From the July issue: Four top female golfers talk success and stereotypes
For years, the game of golf had been referred to as a “gentleman’s sport,” a cultural realm associated with a timely business deal or shrewd social networking. But not if Julia Johnson, Elise Bradley, Tessa Teachman or Julie Harrison have anything to say about it. Proud representatives of the game’s female talent—and male talent, too, given Johnson’s past Boys’ Division win—these local golfers prove that true success on the green owes everything to hard work and perseverance, just like anything else.
For Harrison, now 56 and winner of the State Amateur, State Mid-Amateur, and State 4-Ball tournaments, that meant picking up the club in 1986, when fewer women joined her on the course. Johnson, on the other hand, at just 17 and preparing to play golf at Ole Miss, is already accustomed to the larger influx of female players.
“That win in the Boys’ Division is something I still think about daily,” she says. “I went out there just wanting to get experience playing competitively with longer yardages, and I had no idea I would do what I did there.”
But 26-year-old Tessa Teachman isn’t shy to report on the disparities that still exist in the game despite the equal prowess distributed between men and women.

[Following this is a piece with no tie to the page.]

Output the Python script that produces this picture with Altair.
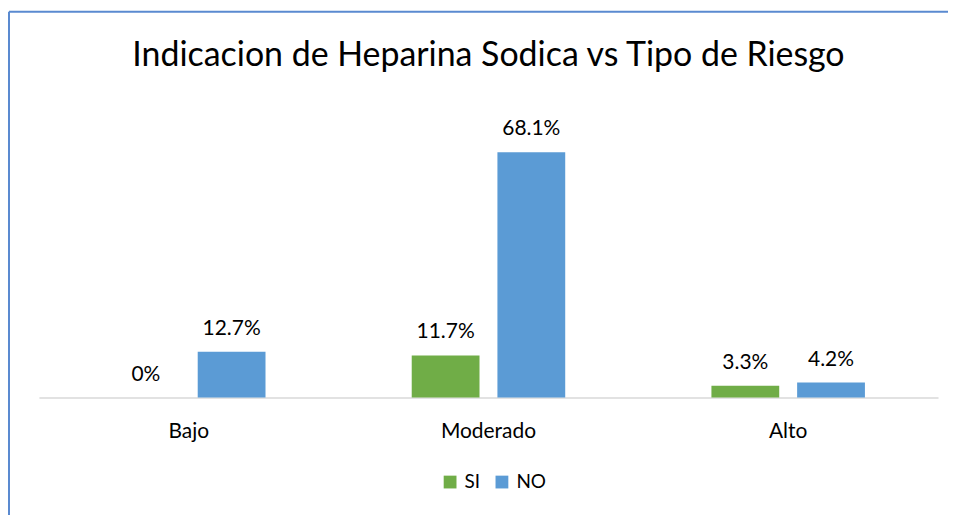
import altair as alt
import pandas as pd

categories = ["Bajo", "Moderado", "Alto"]
series = ["SI", "NO"]
si_values = [0, 11.7, 3.3]
no_values = [12.7, 68.1, 4.2]
si_labels = ["0%", "11.7%", "3.3%"]
no_labels = ["12.7%", "68.1%", "4.2%"]
colors = ["#70ad47", "#5b9bd5"]

FONT = "Lato"
W, H = 902, 289

rows = []
for i, c in enumerate(categories):
    rows.append({"Riesgo": c, "Serie": "SI", "Valor": si_values[i], "Etiqueta": si_labels[i]})
    rows.append({"Riesgo": c, "Serie": "NO", "Valor": no_values[i], "Etiqueta": no_labels[i]})
df = pd.DataFrame(rows)

x = alt.X(
    "Riesgo:N",
    sort=categories,
    scale=alt.Scale(paddingInner=0, paddingOuter=0),
    axis=alt.Axis(
        title=None, labelAngle=0, ticks=False, domainColor="#d9d9d9", domainWidth=1.5,
        labelFontSize=21, labelFont=FONT, labelColor="#000000", labelPadding=23, grid=False,
    ),
)
xoff = alt.XOffset("Serie:N", sort=series, scale=alt.Scale(paddingInner=0.209, paddingOuter=0.853))
y = alt.Y("Valor:Q", scale=alt.Scale(domain=[0, 80]), axis=None)
color = alt.Color(
    "Serie:N",
    sort=series,
    scale=alt.Scale(domain=series, range=colors),
    legend=alt.Legend(
        title=None, orient="none", direction="horizontal", legendX=403, legendY=364,
        symbolType="square", symbolSize=165, symbolStrokeWidth=0, labelFontSize=19,
        labelFont=FONT, labelColor="#000000", columnPadding=12, labelOffset=5,
    ),
)

base = alt.Chart(df)
bars = base.mark_bar().encode(x=x, xOffset=xoff, y=y, color=color)
texts = base.mark_text(baseline="bottom", dy=-13, fontSize=21, font=FONT, color="#000000").encode(
    x=x, xOffset=xoff, y=y, text="Etiqueta:N"
)

frame_df = pd.DataFrame({"k": [0]})
frame_left = alt.Chart(frame_df).mark_rule(color="#5a8ad0", strokeWidth=2).encode(
    x=alt.value(-30), y=alt.value(-98), y2=alt.value(H + 120)
)
frame_top = alt.Chart(frame_df).mark_rule(color="#5a8ad0", strokeWidth=2).encode(
    x=alt.value(-30), x2=alt.value(W + 10), y=alt.value(-98)
)

chart = (
    alt.layer(frame_left, frame_top, bars, texts)
    .properties(
        width=W,
        height=H,
        background="white",
        padding={"left": 0, "top": 2, "right": 0, "bottom": 0},
        title=alt.TitleParams(
            "Indicacion de Heparina Sodica vs Tipo de Riesgo",
            fontSize=34, font=FONT, fontWeight="normal", color="#000000", offset=-62, anchor="middle",
        ),
    )
    .configure_view(stroke="transparent", strokeWidth=0)
)

chart.save("out.html", embed_options={"renderer": "svg", "actions": False})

“Women and men have similar statistics, work equally hard and have a huge pay gap to overcome,” she says.
Which is probably why so much of Bradley’s optimism comes from the mental aspects of the sport.
“I think golf teaches valuable lessons,” she says. “You may hit a good shot and get a bad break, just like you get bad breaks in life.”
But life is a game, after all, and games, as these ladies prove, can be won.